>>>

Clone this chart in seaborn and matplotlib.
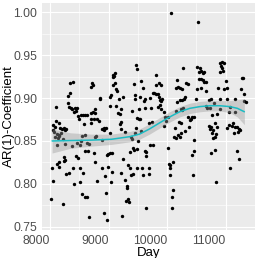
import matplotlib
matplotlib.use("Agg")
import matplotlib.pyplot as plt
import pandas as pd
import seaborn as sns

day = [8051, 8085, 8102, 8153, 8068, 8085, 8136, 8153, 8119, 8102, 8170, 8204, 8239, 8273,
       8222, 8256, 8307, 8341, 8341, 8307, 8324, 8034, 8119, 8153, 8153, 8051, 8239, 8239,
       8273, 8324, 8017, 8222, 8051, 8119, 8153, 8187, 8256, 8256,
       8392, 8358, 8375, 8426, 8460, 8443, 8477, 8409, 8528, 8562, 8596, 8630, 8494, 8579,
       8375, 8460, 8511, 8630, 8665, 8545, 8596, 8716, 8733, 8699, 8699, 8733, 8767, 8699,
       8750, 8767, 8699, 8767, 8784, 8801, 8852, 8409, 8443, 8477, 8392, 8511, 8511, 8562,
       8596, 8647, 8750, 8767, 8801, 8545, 8596, 8630, 8665, 8528,
       8852, 9022, 9039, 9073, 9108, 9073, 9090, 9073, 9108, 9125, 9142, 9176, 9244, 9022,
       9125, 9159, 9193, 9210, 8835, 8886, 8920, 8954, 8920, 9210, 9193, 9210, 9278, 9022,
       8886, 8988, 9022, 9056, 8971, 9244, 9329, 9363, 8886, 8988, 9056, 9210, 8937, 9039,
       9278, 9312, 9312, 8954, 9295, 9329, 9346, 8920, 9227, 8971, 9363,
       9465, 9482, 9431, 9448, 9448, 9534, 9551, 9585, 9619, 9602, 9704, 9755, 9397, 9517,
       9619, 9721, 9482, 9517, 9534, 9465, 9448, 9551, 9687, 9738, 9380, 9397, 9500, 9414,
       9482, 9431, 9482, 9380, 9414, 9568, 9585, 9619, 9636, 9687, 9687, 9704, 9755, 9636,
       9636, 9806, 9806, 9857, 9891, 9772, 9806, 9840, 9857, 9874, 9891, 9908, 9840, 9891,
       9874, 9943,
       9960, 10011, 9977, 9943, 10130, 10198, 10232, 10351, 10386, 10420, 10454, 10403,
       10369, 10181, 10215, 10232, 10113, 10147, 10011, 10266, 10164, 10147, 10181, 10215,
       10249, 10317, 10351, 10164, 10215, 10249, 10283, 10300, 10147, 10232, 10249, 10266,
       10028, 10045, 10096, 10045, 10045, 10096, 10079, 10079, 10454, 10454, 10420, 10437,
       10300, 10062, 10522, 10505, 10556, 10539, 10573, 10607, 10624, 10539, 10573, 10607,
       10624, 10658, 10505, 10573, 10658, 10488, 10658,
       10709, 10743, 10794, 10675, 10726, 10760, 10897, 10931, 10965, 10914, 10931, 10897,
       10948, 10863, 10965, 11016, 10999, 10897, 11016, 11152, 11272, 11289, 11255, 11306,
       11306, 11340, 10897, 11067, 11050, 11152, 10846, 11118, 11050, 11101, 11152, 11186,
       11220, 11203, 11135, 11016, 10812, 10846, 10777, 10829, 10777, 10812, 10743, 10812,
       10829, 11067, 11186, 11220, 11238, 10709, 10743, 10726, 10760]
coef = [0.869, 0.866, 0.873, 0.871, 0.861, 0.855, 0.854, 0.856, 0.845, 0.890, 0.865, 0.864,
        0.865, 0.864, 0.852, 0.847, 0.902, 0.906, 0.918, 0.894, 0.890, 0.819, 0.823, 0.825,
        0.820, 0.804, 0.827, 0.831, 0.812, 0.813, 0.783, 0.777, 0.863, 0.858, 0.857, 0.859,
        0.863, 0.828,
        0.919, 0.888, 0.887, 0.888, 0.888, 0.885, 0.879, 0.884, 0.880, 0.880, 0.880, 0.880,
        0.875, 0.870, 0.844, 0.848, 0.845, 0.848, 0.847, 0.856, 0.857, 0.918, 0.915, 0.913,
        0.883, 0.884, 0.883, 0.875, 0.875, 0.887, 0.871, 0.855, 0.856, 0.876, 0.899, 0.800,
        0.833, 0.830, 0.819, 0.818, 0.802, 0.813, 0.838, 0.838, 0.836, 0.825, 0.804, 0.788,
        0.785, 0.785, 0.762, 0.850,
        0.900, 0.901, 0.904, 0.927, 0.929, 0.924, 0.926, 0.915, 0.918, 0.911, 0.908, 0.899,
        0.901, 0.891, 0.891, 0.883, 0.881, 0.887, 0.873, 0.864, 0.865, 0.865, 0.863, 0.872,
        0.870, 0.864, 0.861, 0.859, 0.851, 0.835, 0.836, 0.836, 0.834, 0.829, 0.822, 0.819,
        0.819, 0.820, 0.814, 0.813, 0.809, 0.802, 0.805, 0.798, 0.795, 0.790, 0.780, 0.783,
        0.779, 0.766, 0.763, 0.758, 0.837,
        0.938, 0.934, 0.916, 0.903, 0.899, 0.901, 0.920, 0.912, 0.899, 0.897, 0.900, 0.906,
        0.885, 0.887, 0.888, 0.888, 0.877, 0.876, 0.875, 0.865, 0.859, 0.862, 0.871, 0.872,
        0.855, 0.852, 0.850, 0.842, 0.841, 0.840, 0.818, 0.811, 0.812, 0.818, 0.811, 0.838,
        0.833, 0.819, 0.812, 0.845, 0.845, 0.772, 0.837, 0.927, 0.915, 0.918, 0.915, 0.906,
        0.905, 0.905, 0.901, 0.898, 0.897, 0.899, 0.890, 0.887, 0.892, 0.884,
        0.878, 0.878, 0.873, 0.867, 0.865, 0.872, 0.871, 0.878, 0.874, 0.878, 0.878, 0.876,
        0.866, 0.857, 0.855, 0.859, 0.855, 0.854, 0.842, 0.935, 0.921, 0.912, 0.913, 0.912,
        0.911, 0.918, 0.916, 0.895, 0.898, 0.898, 0.899, 0.901, 0.885, 0.887, 0.886, 0.888,
        0.823, 0.822, 0.826, 0.818, 0.811, 0.793, 0.785, 0.772, 0.851, 0.838, 0.834, 0.811,
        0.862, 0.999, 0.988, 0.936, 0.935, 0.930, 0.931, 0.929, 0.930, 0.922, 0.922, 0.921,
        0.919, 0.919, 0.911, 0.912, 0.908, 0.899, 0.891,
        0.898, 0.899, 0.894, 0.888, 0.888, 0.880, 0.941, 0.942, 0.941, 0.937, 0.935, 0.930,
        0.931, 0.912, 0.911, 0.912, 0.920, 0.899, 0.899, 0.899, 0.923, 0.923, 0.911, 0.905,
        0.897, 0.895, 0.887, 0.890, 0.884, 0.884, 0.881, 0.871, 0.869, 0.868, 0.866, 0.866,
        0.864, 0.861, 0.859, 0.865, 0.871, 0.866, 0.863, 0.858, 0.854, 0.855, 0.836, 0.840,
        0.802, 0.818, 0.838, 0.829, 0.863, 0.868, 0.866, 0.864, 0.859]

# loess fit and its confidence half-width
smooth_day = [8035, 8350, 8700, 9050, 9360, 9530, 9700, 9870, 10045, 10215, 10390,
              10560, 10730, 10900, 11070, 11200, 11320]
smooth_fit = [0.850, 0.8505, 0.851, 0.852, 0.855, 0.858, 0.864, 0.871, 0.878, 0.884,
              0.888, 0.890, 0.891, 0.891, 0.890, 0.888, 0.884]
smooth_se = [0.014, 0.009, 0.007, 0.006, 0.006, 0.006, 0.006, 0.006, 0.006, 0.006,
             0.006, 0.006, 0.006, 0.006, 0.007, 0.010, 0.015]

x_ticks = [8000, 9000, 10000, 11000]
y_ticks = [0.75, 0.80, 0.85, 0.90, 0.95, 1.00]

df = pd.DataFrame({"Day": day, "AR(1)-Coefficient": coef})
fit = pd.DataFrame({"Day": smooth_day, "fit": smooth_fit, "se": smooth_se})
fit["lo"] = fit["fit"] - fit["se"]
fit["hi"] = fit["fit"] + fit["se"]

sns.set_theme(style="darkgrid")
plt.rcParams['font.family'] = ['Liberation Sans', 'DejaVu Sans']

fig, ax = plt.subplots(figsize=(2.58, 2.58), dpi=100)
fig.subplots_adjust(left=0.163, right=0.988, top=0.990, bottom=0.109)
ax.set_facecolor("#EBEBEB")

sns.scatterplot(data=df, x="Day", y="AR(1)-Coefficient", color="black", s=6,
                linewidth=0, ax=ax, zorder=3)
ax.fill_between(fit["Day"], fit["lo"], fit["hi"], color="#999999", alpha=0.4,
                linewidth=0, zorder=4)
sns.lineplot(data=fit, x="Day", y="fit", color="#1BBCC4", linewidth=1.1, ax=ax, zorder=5)

ax.set_xlim(7864, 11493)
ax.set_ylim(0.7466, 1.011)
ax.set_xticks(x_ticks)
# labels sit to the left of their tick, right edge on the tick
ax.set_xticklabels([str(t) for t in x_ticks], ha="right")
ax.set_yticks(y_ticks)
ax.set_yticklabels([f"{t:.2f}" for t in y_ticks])
ax.set_xticks([8500, 9500, 10500, 11500], minor=True)
ax.set_yticks([0.775, 0.825, 0.875, 0.925, 0.975], minor=True)
ax.grid(which="major", color="white", linewidth=0.8)
ax.grid(which="minor", color="white", linewidth=0.4)
for s in ax.spines.values():
    s.set_visible(False)

ax.tick_params(axis="both", which="major", length=2, width=0.6, color="#333333",
               labelsize=8.7, labelcolor="#4D4D4D", pad=1.5)
ax.tick_params(axis="both", which="minor", length=0)
ax.set_xlabel("Day", fontsize=9.5, color="black", labelpad=0)
ax.set_ylabel("AR(1)-Coefficient", fontsize=9.5, color="black")
ax.yaxis.set_label_coords(-0.125, 0.5)

plt.savefig("out.png", dpi=100)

<<<

Work instructions: Everything from the first line of the listing above through the line that contains "import seaborn as sns" is to be restated word for word, minus the pictures.

Response below:
Clone this chart in seaborn and matplotlib.
import matplotlib
matplotlib.use("Agg")
import matplotlib.pyplot as plt
import pandas as pd
import seaborn as sns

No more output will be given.